Write the records out again exactly, leaving no images in.
* Begin Data excerpts *
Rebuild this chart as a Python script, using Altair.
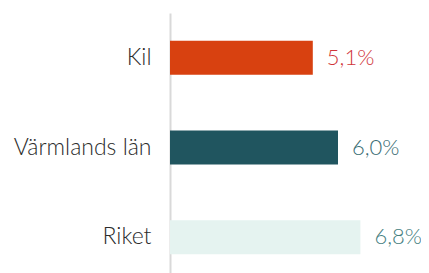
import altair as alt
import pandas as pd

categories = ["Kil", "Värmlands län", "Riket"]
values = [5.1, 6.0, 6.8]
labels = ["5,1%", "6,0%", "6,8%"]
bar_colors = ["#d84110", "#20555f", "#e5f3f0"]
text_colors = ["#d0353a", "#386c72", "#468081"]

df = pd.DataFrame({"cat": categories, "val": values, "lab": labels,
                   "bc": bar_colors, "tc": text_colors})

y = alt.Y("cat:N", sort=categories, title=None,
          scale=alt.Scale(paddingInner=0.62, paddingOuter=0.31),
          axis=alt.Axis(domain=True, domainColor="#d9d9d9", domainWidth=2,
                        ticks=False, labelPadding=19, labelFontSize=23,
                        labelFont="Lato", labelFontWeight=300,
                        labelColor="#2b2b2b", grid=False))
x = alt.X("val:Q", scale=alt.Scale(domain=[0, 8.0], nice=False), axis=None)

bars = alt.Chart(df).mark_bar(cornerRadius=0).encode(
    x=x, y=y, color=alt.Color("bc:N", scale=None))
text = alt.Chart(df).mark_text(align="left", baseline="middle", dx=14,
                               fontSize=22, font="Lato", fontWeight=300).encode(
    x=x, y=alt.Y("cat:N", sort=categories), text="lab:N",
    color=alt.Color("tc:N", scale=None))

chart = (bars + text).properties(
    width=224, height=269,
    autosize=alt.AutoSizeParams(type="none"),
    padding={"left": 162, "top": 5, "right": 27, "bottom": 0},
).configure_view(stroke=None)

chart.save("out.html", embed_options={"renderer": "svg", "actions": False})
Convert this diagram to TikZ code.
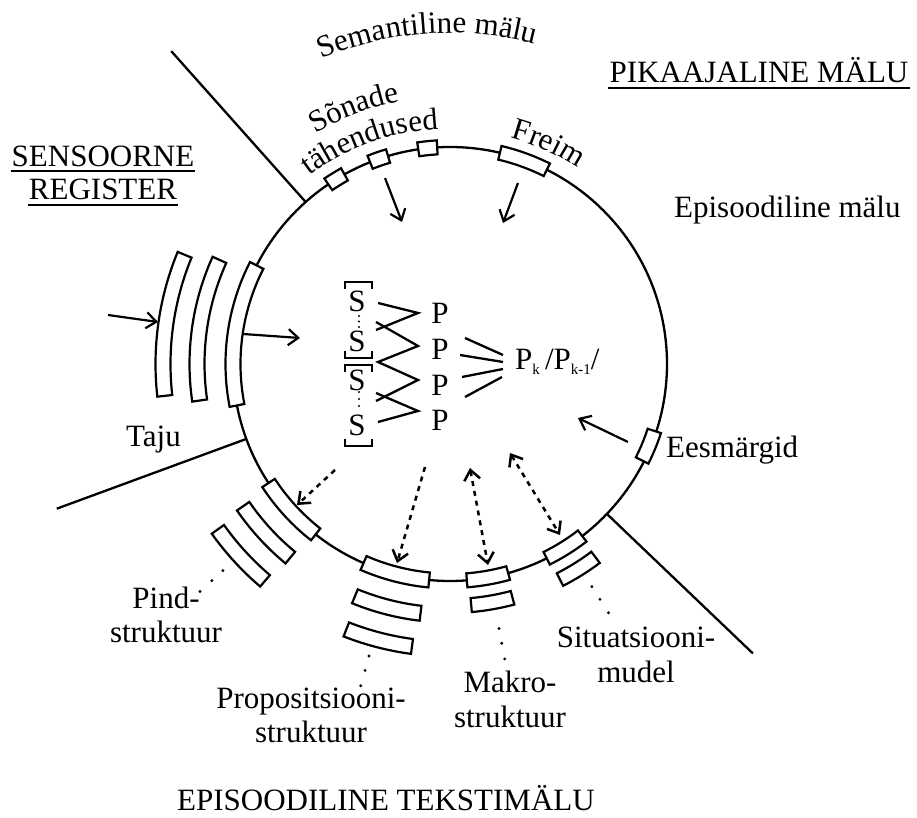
* End Data excerpts *
> [Solution to this task]
Rebuild this chart as a Python script, using Altair.
import altair as alt
import pandas as pd

categories = ["Kil", "Värmlands län", "Riket"]
values = [5.1, 6.0, 6.8]
labels = ["5,1%", "6,0%", "6,8%"]
bar_colors = ["#d84110", "#20555f", "#e5f3f0"]
text_colors = ["#d0353a", "#386c72", "#468081"]

df = pd.DataFrame({"cat": categories, "val": values, "lab": labels,
                   "bc": bar_colors, "tc": text_colors})

y = alt.Y("cat:N", sort=categories, title=None,
          scale=alt.Scale(paddingInner=0.62, paddingOuter=0.31),
          axis=alt.Axis(domain=True, domainColor="#d9d9d9", domainWidth=2,
                        ticks=False, labelPadding=19, labelFontSize=23,
                        labelFont="Lato", labelFontWeight=300,
                        labelColor="#2b2b2b", grid=False))
x = alt.X("val:Q", scale=alt.Scale(domain=[0, 8.0], nice=False), axis=None)

bars = alt.Chart(df).mark_bar(cornerRadius=0).encode(
    x=x, y=y, color=alt.Color("bc:N", scale=None))
text = alt.Chart(df).mark_text(align="left", baseline="middle", dx=14,
                               fontSize=22, font="Lato", fontWeight=300).encode(
    x=x, y=alt.Y("cat:N", sort=categories), text="lab:N",
    color=alt.Color("tc:N", scale=None))

chart = (bars + text).properties(
    width=224, height=269,
    autosize=alt.AutoSizeParams(type="none"),
    padding={"left": 162, "top": 5, "right": 27, "bottom": 0},
).configure_view(stroke=None)

chart.save("out.html", embed_options={"renderer": "svg", "actions": False})
Convert this diagram to TikZ code.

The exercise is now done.